One of the data sets we’ve been looking at recently is the Companies House Free Accounts Data Product. This is a monthly snapshot of all companies currently registered in the UK, which is approximately 3.2 million.

We’ll be writing more about this data in the future, but one of the first things that jumps out at you when looking at the data, as shown in the figure above, is that fact that the vast majority of newly incorporated companies are unclassified – ‘None Supplied’ – according to the Standard Industrial Classification of Economic Activities (SIC) scheme. The SIC code describes in some detail the sector in which each company operates. This is because currently companies are not required to classify themselves until they submit their first annual return.

However, Companies House is currently running a consultation on a possible simplification of company filing requirements, which closes on 22 November – thanks for the heads up Chris Taggart. One of the questions posed is; ‘Do you agree that the SIC code should be required at incorporation and maintained as part of an annual check?’
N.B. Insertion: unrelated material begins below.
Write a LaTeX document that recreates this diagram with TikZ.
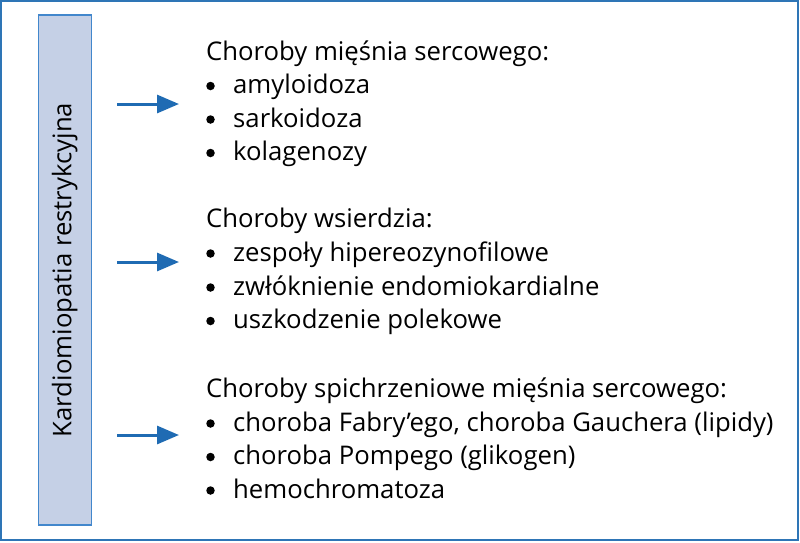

Our answer is yes. Having more information about companies would very likely bring a range of benefits stemming from increased transparency. Several London-based startups including OpenCorporates and DueDil are already building businesses around this type of corporate data. Their idea is that increasing access to this data and combining it with other data will be useful for a wide range of activity, including corporate fraud detection and prevention, marketing, business and consumer intelligence, and broadly speaking trust building in the business community.

The Companies House data is certainly one of the open data sets we’ll be using as part of our data science and predictive analytics services. The open data movement is gathering pace and provides us data scientists with an exciting opportunity to help organizations improve data-driven decision making.

Figure caption: Here we show the the total number of company records in the Companies House register, from 2010-2013, segmented by the month in which the company was incorporated. The different colours represent different SIC codes, about 435 in use. We can see that most companies incorporated in the last year are unclassified. The data source is Companies House Free Company Data Product, September 2013.